(Code that draws figures)
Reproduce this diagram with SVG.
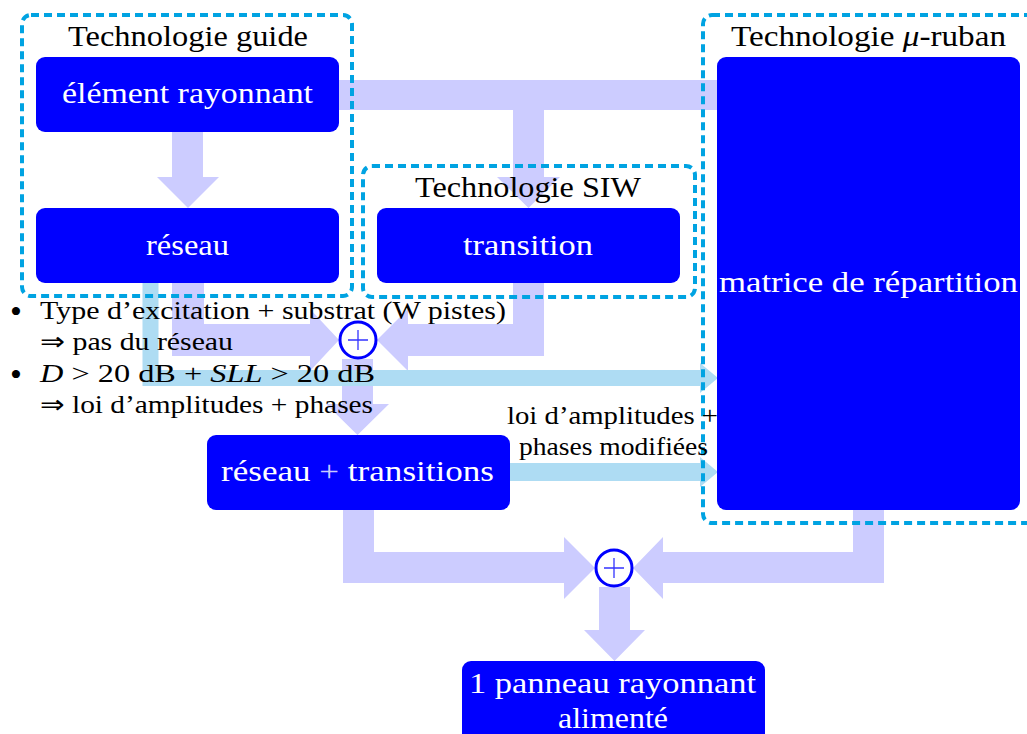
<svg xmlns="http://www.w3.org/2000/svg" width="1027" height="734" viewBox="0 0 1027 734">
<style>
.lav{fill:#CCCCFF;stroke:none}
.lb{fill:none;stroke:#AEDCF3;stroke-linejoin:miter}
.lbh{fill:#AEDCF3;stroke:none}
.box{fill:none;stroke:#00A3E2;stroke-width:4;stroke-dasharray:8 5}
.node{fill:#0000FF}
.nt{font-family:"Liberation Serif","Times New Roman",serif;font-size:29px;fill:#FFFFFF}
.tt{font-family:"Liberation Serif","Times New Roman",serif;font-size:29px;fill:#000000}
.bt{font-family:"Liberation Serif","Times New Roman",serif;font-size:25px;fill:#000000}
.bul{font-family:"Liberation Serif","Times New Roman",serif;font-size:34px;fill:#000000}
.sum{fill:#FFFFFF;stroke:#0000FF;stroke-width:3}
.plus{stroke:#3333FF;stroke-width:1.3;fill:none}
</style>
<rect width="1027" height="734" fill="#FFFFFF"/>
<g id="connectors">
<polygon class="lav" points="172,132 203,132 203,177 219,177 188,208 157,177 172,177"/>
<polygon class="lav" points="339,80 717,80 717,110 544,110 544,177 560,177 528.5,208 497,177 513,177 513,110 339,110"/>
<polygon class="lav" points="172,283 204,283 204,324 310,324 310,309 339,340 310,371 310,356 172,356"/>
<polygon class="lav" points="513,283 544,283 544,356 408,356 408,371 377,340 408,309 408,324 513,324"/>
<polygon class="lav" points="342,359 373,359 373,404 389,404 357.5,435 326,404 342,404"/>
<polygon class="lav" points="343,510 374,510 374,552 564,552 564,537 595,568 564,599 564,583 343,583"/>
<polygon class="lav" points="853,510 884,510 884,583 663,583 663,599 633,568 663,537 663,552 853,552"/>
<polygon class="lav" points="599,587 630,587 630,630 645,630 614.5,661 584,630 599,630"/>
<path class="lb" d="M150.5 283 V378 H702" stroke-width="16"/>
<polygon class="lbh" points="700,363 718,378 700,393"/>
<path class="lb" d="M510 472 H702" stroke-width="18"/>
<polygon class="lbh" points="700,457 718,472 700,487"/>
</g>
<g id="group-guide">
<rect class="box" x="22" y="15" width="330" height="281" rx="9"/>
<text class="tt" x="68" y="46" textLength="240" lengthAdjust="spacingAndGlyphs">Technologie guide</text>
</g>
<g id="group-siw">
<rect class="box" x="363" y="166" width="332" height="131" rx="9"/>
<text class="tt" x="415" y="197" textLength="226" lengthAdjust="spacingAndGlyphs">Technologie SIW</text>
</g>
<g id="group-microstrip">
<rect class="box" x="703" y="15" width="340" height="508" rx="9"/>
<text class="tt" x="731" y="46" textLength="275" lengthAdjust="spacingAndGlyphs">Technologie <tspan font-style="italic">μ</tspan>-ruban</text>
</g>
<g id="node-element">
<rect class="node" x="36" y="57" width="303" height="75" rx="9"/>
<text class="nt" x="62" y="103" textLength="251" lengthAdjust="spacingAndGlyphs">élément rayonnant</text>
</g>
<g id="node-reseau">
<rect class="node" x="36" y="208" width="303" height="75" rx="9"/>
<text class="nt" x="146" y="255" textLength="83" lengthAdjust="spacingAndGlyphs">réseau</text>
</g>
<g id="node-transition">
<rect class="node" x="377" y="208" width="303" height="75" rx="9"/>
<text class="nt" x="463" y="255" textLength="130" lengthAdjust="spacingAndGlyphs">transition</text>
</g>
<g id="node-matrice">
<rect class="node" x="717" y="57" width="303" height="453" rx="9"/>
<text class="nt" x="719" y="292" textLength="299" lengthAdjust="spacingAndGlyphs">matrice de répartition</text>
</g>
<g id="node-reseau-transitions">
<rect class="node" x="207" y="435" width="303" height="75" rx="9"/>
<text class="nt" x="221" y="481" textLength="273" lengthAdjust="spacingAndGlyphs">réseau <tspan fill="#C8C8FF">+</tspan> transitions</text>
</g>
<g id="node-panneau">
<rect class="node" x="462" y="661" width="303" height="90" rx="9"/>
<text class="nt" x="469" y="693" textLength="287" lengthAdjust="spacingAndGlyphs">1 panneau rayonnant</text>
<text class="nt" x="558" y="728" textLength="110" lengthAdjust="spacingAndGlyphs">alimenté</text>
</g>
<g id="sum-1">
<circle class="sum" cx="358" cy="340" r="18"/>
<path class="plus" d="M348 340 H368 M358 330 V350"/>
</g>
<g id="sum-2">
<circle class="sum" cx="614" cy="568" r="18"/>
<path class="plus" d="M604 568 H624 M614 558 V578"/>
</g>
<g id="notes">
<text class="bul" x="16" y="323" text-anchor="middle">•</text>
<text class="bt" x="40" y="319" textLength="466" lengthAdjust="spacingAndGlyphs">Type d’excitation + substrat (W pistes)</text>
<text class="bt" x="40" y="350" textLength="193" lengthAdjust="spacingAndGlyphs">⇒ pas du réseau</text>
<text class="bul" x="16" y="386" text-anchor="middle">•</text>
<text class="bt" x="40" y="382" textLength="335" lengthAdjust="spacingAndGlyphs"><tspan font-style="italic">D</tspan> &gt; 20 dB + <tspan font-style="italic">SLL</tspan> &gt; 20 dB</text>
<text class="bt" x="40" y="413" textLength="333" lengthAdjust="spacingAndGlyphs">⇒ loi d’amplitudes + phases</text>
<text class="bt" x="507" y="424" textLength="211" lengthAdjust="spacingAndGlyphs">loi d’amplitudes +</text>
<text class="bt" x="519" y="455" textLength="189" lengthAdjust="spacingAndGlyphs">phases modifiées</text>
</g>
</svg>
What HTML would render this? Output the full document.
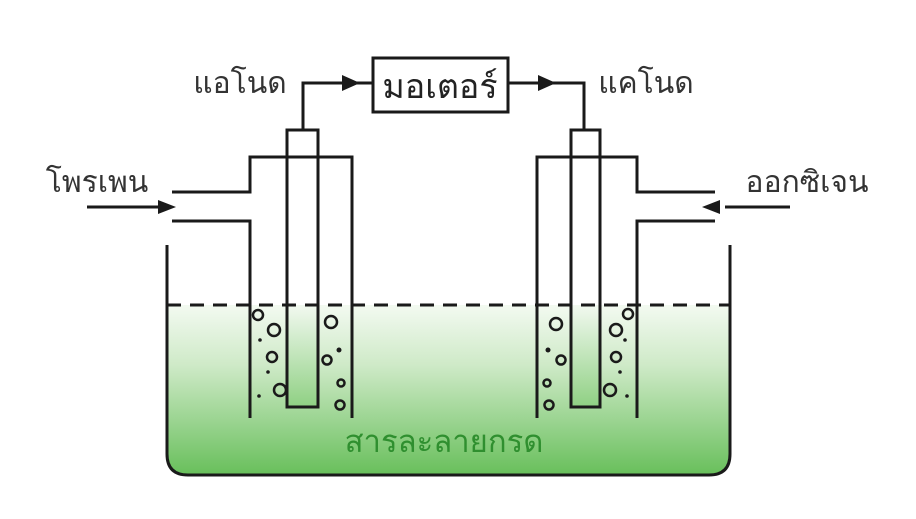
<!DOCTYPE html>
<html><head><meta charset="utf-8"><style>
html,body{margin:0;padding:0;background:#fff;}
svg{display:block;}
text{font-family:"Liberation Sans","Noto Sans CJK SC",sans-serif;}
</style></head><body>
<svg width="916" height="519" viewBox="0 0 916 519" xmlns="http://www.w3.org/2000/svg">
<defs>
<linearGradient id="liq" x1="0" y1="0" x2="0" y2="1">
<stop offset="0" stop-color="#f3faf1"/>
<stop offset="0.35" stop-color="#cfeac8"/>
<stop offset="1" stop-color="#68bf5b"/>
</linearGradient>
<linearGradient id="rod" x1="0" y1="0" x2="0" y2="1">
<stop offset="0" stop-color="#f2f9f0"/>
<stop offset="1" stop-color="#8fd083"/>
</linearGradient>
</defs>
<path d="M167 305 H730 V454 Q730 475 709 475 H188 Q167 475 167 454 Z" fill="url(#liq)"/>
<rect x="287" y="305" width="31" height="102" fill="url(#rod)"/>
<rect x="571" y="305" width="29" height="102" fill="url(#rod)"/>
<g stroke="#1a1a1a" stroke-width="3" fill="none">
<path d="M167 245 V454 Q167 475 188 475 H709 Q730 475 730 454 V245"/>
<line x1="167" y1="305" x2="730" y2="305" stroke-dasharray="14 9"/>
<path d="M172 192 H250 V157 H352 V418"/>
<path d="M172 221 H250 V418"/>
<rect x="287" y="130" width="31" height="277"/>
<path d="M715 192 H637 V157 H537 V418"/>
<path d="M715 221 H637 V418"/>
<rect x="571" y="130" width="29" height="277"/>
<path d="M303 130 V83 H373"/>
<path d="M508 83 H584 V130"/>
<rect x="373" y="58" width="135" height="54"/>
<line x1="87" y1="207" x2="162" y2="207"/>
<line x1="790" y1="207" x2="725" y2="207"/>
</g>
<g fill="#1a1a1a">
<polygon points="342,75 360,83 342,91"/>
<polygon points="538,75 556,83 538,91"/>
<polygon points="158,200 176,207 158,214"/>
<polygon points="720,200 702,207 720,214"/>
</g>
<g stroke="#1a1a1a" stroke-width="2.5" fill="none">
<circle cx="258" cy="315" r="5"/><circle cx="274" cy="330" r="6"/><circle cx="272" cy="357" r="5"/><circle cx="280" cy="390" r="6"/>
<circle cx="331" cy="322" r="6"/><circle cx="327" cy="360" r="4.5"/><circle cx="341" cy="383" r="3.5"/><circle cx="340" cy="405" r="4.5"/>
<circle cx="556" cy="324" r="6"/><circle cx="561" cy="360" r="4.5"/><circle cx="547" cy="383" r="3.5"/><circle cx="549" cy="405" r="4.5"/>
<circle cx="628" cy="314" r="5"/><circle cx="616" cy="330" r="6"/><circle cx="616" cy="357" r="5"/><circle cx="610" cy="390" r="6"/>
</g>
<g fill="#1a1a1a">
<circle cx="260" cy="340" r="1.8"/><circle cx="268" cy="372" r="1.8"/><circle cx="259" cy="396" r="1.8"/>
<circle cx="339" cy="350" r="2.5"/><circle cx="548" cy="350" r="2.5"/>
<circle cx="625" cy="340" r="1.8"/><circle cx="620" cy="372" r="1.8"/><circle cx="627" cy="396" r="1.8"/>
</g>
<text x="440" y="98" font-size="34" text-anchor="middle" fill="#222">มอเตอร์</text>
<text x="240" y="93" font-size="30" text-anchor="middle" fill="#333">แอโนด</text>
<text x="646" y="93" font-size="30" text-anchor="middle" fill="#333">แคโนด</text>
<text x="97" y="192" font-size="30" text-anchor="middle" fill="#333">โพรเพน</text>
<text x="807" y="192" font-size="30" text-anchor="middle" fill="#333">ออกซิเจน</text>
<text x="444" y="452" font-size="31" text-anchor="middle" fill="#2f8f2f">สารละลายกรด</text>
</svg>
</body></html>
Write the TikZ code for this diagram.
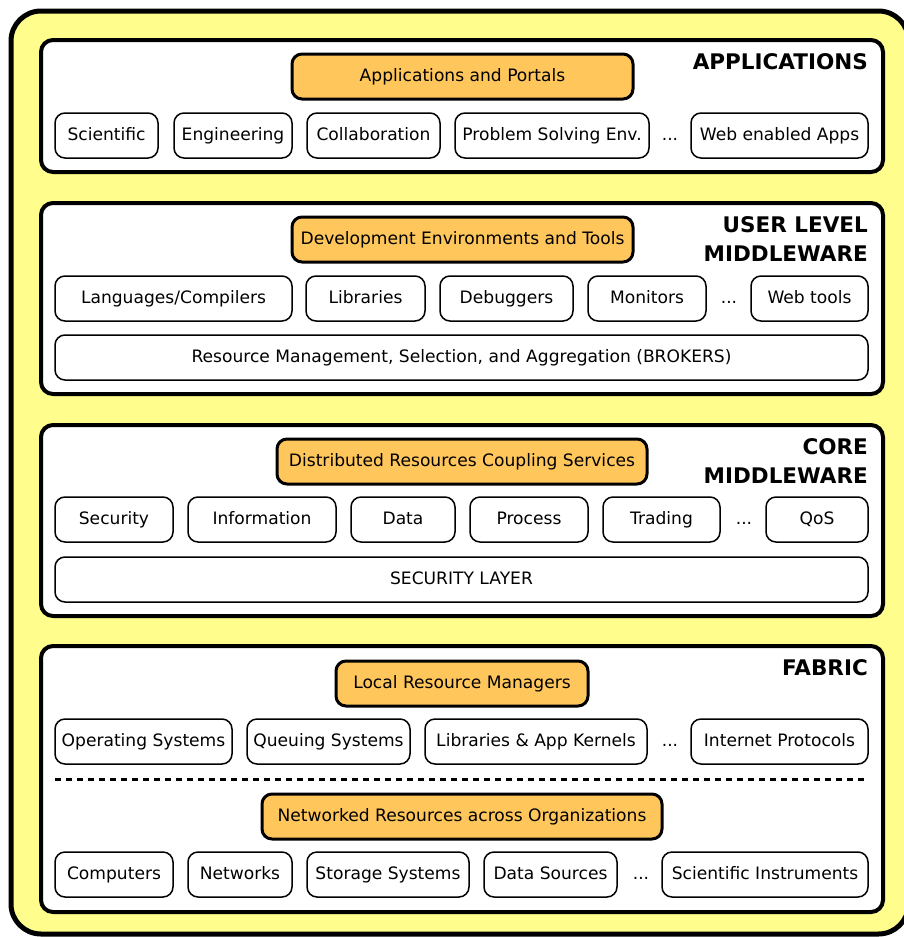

▸ Exercise description
Count the lines that hold the string "diagram", and reply with that number alone.

▸ Answer
2